Start of Source data

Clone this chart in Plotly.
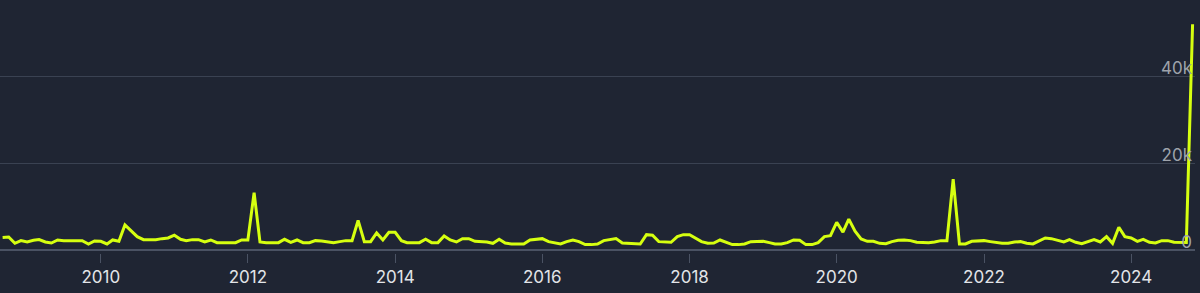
import plotly.graph_objects as go
import pandas as pd

start_month = "2008-09-01"
values = [
    2900, 3000, 1530, 2150, 1840, 2220, 2380, 1840, 1610, 2300, 2150, 2150,
    2300, 2150, 1380, 2070, 1990, 1380, 2300, 1990, 5780, 4300, 3070, 2380,
    2380, 2380, 2610, 2760, 3400, 2460, 2150, 2380, 2380, 1840, 2300, 1690,
    1690, 1690, 1690, 2300, 2300, 13200, 1840, 1690, 1690, 1690, 2460, 1760,
    2300, 1690, 1690, 2150, 2070, 1840, 1690, 1920, 2150, 2150, 6800, 1920,
    1920, 3930, 2300, 4080, 4080, 2150, 1690, 1690, 1690, 2460, 1690, 1690,
    3230, 2300, 1840, 2610, 2610, 1990, 1990, 1840, 1530, 2460, 1610, 1380,
    1380, 1380, 2300, 2380, 2610, 1920, 1610, 1380, 1920, 2300, 1920, 1230,
    1230, 1380, 2150, 2380, 2610, 1610, 1530, 1380, 1380, 3530, 3380, 1920,
    1760, 1760, 3070, 3530, 3530, 2760, 1920, 1530, 1610, 2300, 1840, 1230,
    1230, 1380, 1920, 1990, 1990, 1690, 1380, 1380, 1690, 2300, 2220, 1230,
    1230, 1690, 3070, 3300, 6380, 4100, 7100, 4300, 2530, 1990, 1990, 1530,
    1450, 1920, 2220, 2300, 2150, 1760, 1690, 1690, 1840, 2150, 2150, 16300,
    1380, 1380, 1990, 1990, 2150, 1920, 1690, 1530, 1530, 1840, 1920, 1530,
    1380, 2070, 2760, 2610, 2150, 1840, 2380, 1760, 1450, 1990, 2380, 1840,
    3070, 1530, 5230, 3070, 2760, 1990, 2460, 1760, 1610, 2150, 2150, 1760,
    1760, 1700, 52000,
]
dates = pd.date_range(start_month, periods=len(values), freq="MS")

y_tickvals = [0, 20000, 40000]
y_ticktext = ["0", "20k", "40k"]

fig = go.Figure()
fig.add_trace(go.Scatter(
    x=dates, y=values, mode="lines",
    line=dict(color="#d6ff10", width=3),
    hoverinfo="skip",
))

fig.update_layout(
    width=1200, height=293,
    margin=dict(l=0, r=5, t=0, b=40),
    paper_bgcolor="#1f2533",
    plot_bgcolor="#1f2533",
    showlegend=False,
    font=dict(family="Inter, Roboto, sans-serif"),
    xaxis=dict(
        range=["2008-08-19", "2024-11-13"],
        tick0="2010-01-01", dtick="M24", tickformat="%Y",
        showgrid=False, zeroline=False, showline=False,
        ticks="outside", ticklen=9, tickwidth=1, tickcolor="#4a5263",
        tickfont=dict(size=17, color="#e2e4e8"),
    ),
    yaxis=dict(
        range=[-700, 57600],
        side="right",
        tickvals=y_tickvals, ticktext=y_ticktext,
        ticklabelposition="inside top",
        ticklabelshift=4,
        showgrid=True, gridcolor="#3a4252", gridwidth=1,
        zeroline=True, zerolinecolor="#4a5263", zerolinewidth=2,
        showline=False, ticks="",
        tickfont=dict(size=17, color="#9ea3ab"),
    ),
)

fig.write_html("out.html")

End of Source data

Quote every line word for word and keep the images out of the copy.

> Worked solution
Clone this chart in Plotly.
import plotly.graph_objects as go
import pandas as pd

start_month = "2008-09-01"
values = [
    2900, 3000, 1530, 2150, 1840, 2220, 2380, 1840, 1610, 2300, 2150, 2150,
    2300, 2150, 1380, 2070, 1990, 1380, 2300, 1990, 5780, 4300, 3070, 2380,
    2380, 2380, 2610, 2760, 3400, 2460, 2150, 2380, 2380, 1840, 2300, 1690,
    1690, 1690, 1690, 2300, 2300, 13200, 1840, 1690, 1690, 1690, 2460, 1760,
    2300, 1690, 1690, 2150, 2070, 1840, 1690, 1920, 2150, 2150, 6800, 1920,
    1920, 3930, 2300, 4080, 4080, 2150, 1690, 1690, 1690, 2460, 1690, 1690,
    3230, 2300, 1840, 2610, 2610, 1990, 1990, 1840, 1530, 2460, 1610, 1380,
    1380, 1380, 2300, 2380, 2610, 1920, 1610, 1380, 1920, 2300, 1920, 1230,
    1230, 1380, 2150, 2380, 2610, 1610, 1530, 1380, 1380, 3530, 3380, 1920,
    1760, 1760, 3070, 3530, 3530, 2760, 1920, 1530, 1610, 2300, 1840, 1230,
    1230, 1380, 1920, 1990, 1990, 1690, 1380, 1380, 1690, 2300, 2220, 1230,
    1230, 1690, 3070, 3300, 6380, 4100, 7100, 4300, 2530, 1990, 1990, 1530,
    1450, 1920, 2220, 2300, 2150, 1760, 1690, 1690, 1840, 2150, 2150, 16300,
    1380, 1380, 1990, 1990, 2150, 1920, 1690, 1530, 1530, 1840, 1920, 1530,
    1380, 2070, 2760, 2610, 2150, 1840, 2380, 1760, 1450, 1990, 2380, 1840,
    3070, 1530, 5230, 3070, 2760, 1990, 2460, 1760, 1610, 2150, 2150, 1760,
    1760, 1700, 52000,
]
dates = pd.date_range(start_month, periods=len(values), freq="MS")

y_tickvals = [0, 20000, 40000]
y_ticktext = ["0", "20k", "40k"]

fig = go.Figure()
fig.add_trace(go.Scatter(
    x=dates, y=values, mode="lines",
    line=dict(color="#d6ff10", width=3),
    hoverinfo="skip",
))

fig.update_layout(
    width=1200, height=293,
    margin=dict(l=0, r=5, t=0, b=40),
    paper_bgcolor="#1f2533",
    plot_bgcolor="#1f2533",
    showlegend=False,
    font=dict(family="Inter, Roboto, sans-serif"),
    xaxis=dict(
        range=["2008-08-19", "2024-11-13"],
        tick0="2010-01-01", dtick="M24", tickformat="%Y",
        showgrid=False, zeroline=False, showline=False,
        ticks="outside", ticklen=9, tickwidth=1, tickcolor="#4a5263",
        tickfont=dict(size=17, color="#e2e4e8"),
    ),
    yaxis=dict(
        range=[-700, 57600],
        side="right",
        tickvals=y_tickvals, ticktext=y_ticktext,
        ticklabelposition="inside top",
        ticklabelshift=4,
        showgrid=True, gridcolor="#3a4252", gridwidth=1,
        zeroline=True, zerolinecolor="#4a5263", zerolinewidth=2,
        showline=False, ticks="",
        tickfont=dict(size=17, color="#9ea3ab"),
    ),
)

fig.write_html("out.html")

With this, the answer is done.